Even if NATO decided tomorrow to incorporate Ukraine — and that is so much at the crux of what we’re witnessing in terms of the crisis — its own charter, NATO’s own charter would not permit to bring in Ukraine because of the territorial issues still present in Ukraine, which need to be resolved. And I just think there’s enormous amount of talk about NATO in a sense that is delusional because it’s not even in play.

But what is in play is you have two nuclear armed powers, the United States, Russia contesting now in this geopolitical proxy war in a way that could be less World War II, but World War I, you know, a march to folly kind of miscalculation, accidental. What worries me more than sending troops to Eastern Europe, which President Biden has and NATO’s sent troops — is that we have special advisers inside Ukraine. I believe there at least 200 Florida National Guard people and lots of weapons. So if you begin to fund an insurgency with U.S. advisers, they could be on the front lines. And then you just see the stumble, the miscalculation and the dangerous peril that that entails.

Some people think this is as dangerous a time in terms of U.S.-Russian confrontation as the Cuban Missile Crisis of 1962.

SCOTT HARRIS: Katrina, you mentioned the fact that although NATO’s military alliance does not want and really cannot extend an invitation to Ukraine to join the alliance, they can’t be seen as “caving in to Russia’s demands that Ukraine remain a neutral nation in Eastern Europe.” So it seems like this is a matter of saving face. In terms of the Cuban missile crisis, United States removed Atlas missiles from Turkey at the time. I don’t think it was known during the negotiations, but there was a quid pro quo, right? I mean, I wonder what you see just in terms of geostrategic issues on the table, how face could be saved for both sides so that both Russia, the United States and NATO could back down?

KATRINA VANDEN HEUVEL: First of all, you’re absolutely right about the Cuban Missile Crisis and the missiles in Turkey.

And I think that you could forge an agreement that essentially this kind of recognition of the reality and law on the ground.
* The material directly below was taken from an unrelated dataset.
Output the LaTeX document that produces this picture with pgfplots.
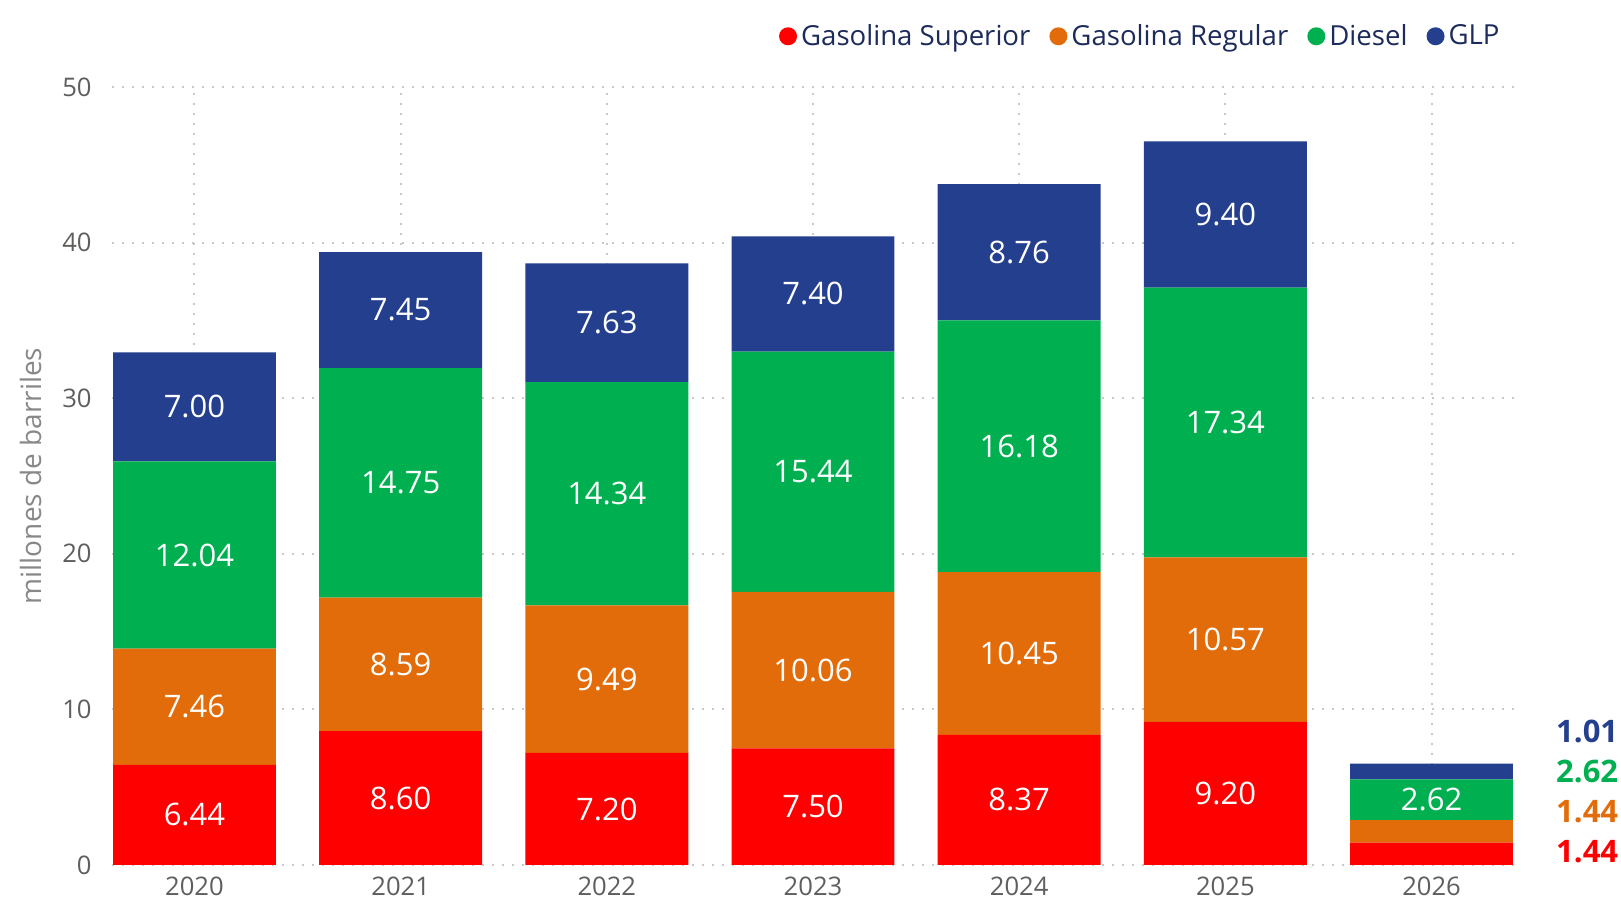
\documentclass[border=0pt]{standalone}
\usepackage{fontspec}
\setmainfont{Open Sans}
\usepackage{pgfplots}
\usepackage{pgfplotstable}
\pgfplotsset{compat=1.18}
\definecolor{cSup}{HTML}{FF0000}
\definecolor{cReg}{HTML}{E36C0A}
\definecolor{cDsl}{HTML}{00B050}
\definecolor{cGlp}{HTML}{243F8E}
\definecolor{ctick}{HTML}{605E5C}
\definecolor{clab}{HTML}{8A8886}
\definecolor{cleg}{HTML}{1C2B5A}
\definecolor{cgrid}{HTML}{C8C8C8}

\pgfplotstableread{
x sup reg dsl glp lsup lreg ldsl lglp
0 6.44 7.46 12.04 7.00 6.44 7.46 12.04 7.00
1 8.60 8.59 14.75 7.45 8.60 8.59 14.75 7.45
2 7.20 9.49 14.34 7.63 7.20 9.49 14.34 7.63
3 7.50 10.06 15.44 7.40 7.50 10.06 15.44 7.40
4 8.37 10.45 16.18 8.76 8.37 10.45 16.18 8.76
5 9.20 10.57 17.34 9.40 9.20 10.57 17.34 9.40
6 1.44 1.44 2.62 1.01 {} {} 2.62 {}
}\data

\pgfplotsset{
  dotleg/.style={legend image code/.code={\fill[##1,draw=none] (0pt,0pt) circle (4.5pt);}},
}

\begin{document}
\begin{tikzpicture}
\useasboundingbox (0,0) rectangle (810.5pt,449pt);
\begin{axis}[
  at={(56pt,16.5pt)}, anchor=south west,
  scale only axis, width=701pt, height=389pt,
  ybar stacked, bar width=0.79,
  xmin=-0.4, xmax=6.4, ymin=0, ymax=50,
  xtick={0,1,2,3,4,5,6},
  xticklabels={2020,2021,2022,2023,2024,2025,2026},
  ytick={0,10,20,30,40,50},
  axis line style={draw=none},
  major tick length=0pt,
  grid=major,
  major grid style={cgrid, line width=1pt, dash pattern=on 1pt off 4pt},
  tick label style={ctick, font=\fontsize{12.8}{14}\selectfont},
  yticklabel style={inner sep=0pt, anchor=east, xshift=-10pt},
  xticklabel style={inner sep=0pt, anchor=north, yshift=-6pt},
  /pgf/number format/assume math mode=true,
  ylabel={millones de barriles},
  every axis y label/.style={at={(axis description cs:-0.0578,0.5)}, rotate=90, anchor=center, clab, font=\fontsize{14}{16}\selectfont},
  clip=false,
  point meta=explicit symbolic,
  nodes near coords,
  every node near coord/.append style={white, font=\fontsize{15.5}{18}\selectfont, anchor=center},
  legend columns=4,
  legend style={draw=none, fill=none, at={(axis description cs:1,1)}, anchor=east, xshift=-5pt, yshift=25.35pt,
    font=\fontsize{13.8}{16}\selectfont, text=cleg, inner sep=0pt,
    /tikz/every even column/.append style={column sep=7.5pt}},
]
\addplot[fill=cSup, draw=none, dotleg] table[x=x, y=sup, meta=lsup] \data;
\addplot[fill=cReg, draw=none, dotleg] table[x=x, y=reg, meta=lreg] \data;
\addplot[fill=cDsl, draw=none, dotleg] table[x=x, y=dsl, meta=ldsl] \data;
\addplot[fill=cGlp, draw=none, dotleg] table[x=x, y=glp, meta=lglp] \data;
\legend{Gasolina Superior, Gasolina Regular, Diesel, GLP}
\node[cGlp, font=\bfseries\fontsize{15.5}{18}\selectfont] at (axis cs:6.755,8.55) {1.01};
\node[cDsl, font=\bfseries\fontsize{15.5}{18}\selectfont] at (axis cs:6.755,5.98) {2.62};
\node[cReg, font=\bfseries\fontsize{15.5}{18}\selectfont] at (axis cs:6.755,3.40) {1.44};
\node[cSup, font=\bfseries\fontsize{15.5}{18}\selectfont] at (axis cs:6.755,0.84) {1.44};
\end{axis}
\end{tikzpicture}
\end{document}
So an independent Ukraine in control of its own borders. Separatists in Donbas are disarmed. Full autonomy for the Russian-speaking region of Donbas, the eastern part within a decentralized Ukraine.

But I do think there’s this leeway where Ukraine, as I said, even by NATO’s own charter, wouldn’t fulfill the obligations needed to become a member at this stage. But there could be a moratorium of 10, 15 years, at which point NATO’s membership is reconsidered. And there is the issue of nonaligned neutral Ukraine, a bridge between east and west that is not about appeasement, it’s about a reality. For example, Austria, but also Finland, nonaligned countries have had a quality life. It’s about building a quality life for the citizens of Ukraine. At the moment, 15,000 civilians have died in the Civil War, and the brutality of the trench warfare in the East would continue in this kind of attrition, military kind of low ground warfare. I think part of our problem, Scott, just to do an overarching sense of this is that too often in this country, we’ve been so militarized in our thinking that it’s hard to think of tough, persistent, clear diplomacy as an important tool.

And too many talk of diplomacy as appeasement when it’s something very different. You know, diplomacy is very tough, and part of my concern is the media certainly in this country has a different pace. You know what I mean, Scott. I mean, every day it’s imminent and they want action.

So I just worry there’s going to be a lot of pressure to move, move, move, and that impacts the administration, that impacts the political class. And I guess above all, I’m not saying everyone should agree with me. They don’t, but at least we should have a debate in this country and we have not had one.

It has been so much one hand clapping that it is a disservice to the idea, last I checked, of all American principle of debate.